С приходом носителя Логоса начинаются спасение и суд. Как принесший бессмертие, Он производит разделение людей. Одним Он дарует жизнь, других предает смерти. Этот суд совершается в таинствах. Следовательно, второе пришествие Христа в качестве Духа, который действует в таинствах, — это уже второе пришествие для суда. Не случайно автор Евангелия от Иоанна заставляет Иисуса говорить в прощальных речах таким образом, что Его слова кажутся относящимися то к Его второму пришествию в Духе, то к Его второму пришествию в конце истории.
В какой степени за текстом Евангелия от Иоанна стоит живое эсхатологическое ожидание — сказать трудно.
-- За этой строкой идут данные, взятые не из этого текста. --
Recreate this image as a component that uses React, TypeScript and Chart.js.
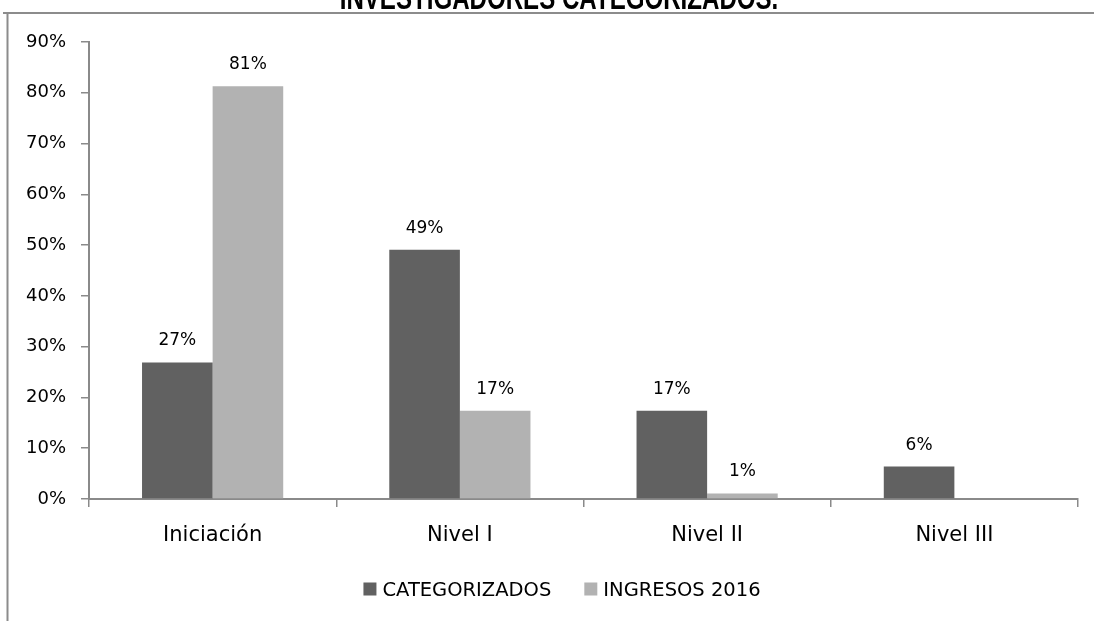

Несомненно лишь ожидание видимого пришествия Сына Человеческого и всеобщего воскресения для суда.
Ин. 5:26—29: "Ибо, как Отец имеет жизнь в Самом Себе, так и Сыну дал иметь жизнь в Самом Себе; и дал Ему власть производить и суд, потому что Он есть Сын Человеческий. Не дивитесь сему: ибо наступает время, в которое все находящиеся в гробах услышат глас Сына Божия, и изыдут творившие добро в воскресение жизни, а делавшие зло в воскресение осуждения".
Вспоминая, сколь живо то эсхатологическое ожидание, которое прорывается временами в изречениях Игнатия[394] и Юстина[395], невольно склоняешься к мысли, что учение Иоанна должно было иметь намного более мощную эсхатологическую подоснову, нежели та, которая усматривается в речах Христа-Логоса в Евангелии от Иоанна. Однако ведь и цель последних только в том, чтобы показать, каким образом Христос-Логос принес в мир вечную жизнь и дарует ее верующим через будущее единение с Ним в таинствах. Сопутствующее этим идеям и представлениям ожидание последних времен лишь случайно проскальзывает в отдельных местах.
Но каким бы живым ни Было это ожидание, оно все же несравнимо с павловским, ибо вся логика мистики бытия во Христе в Евангелии от Иоанна уже не эсхатологическая, а эллинистическая.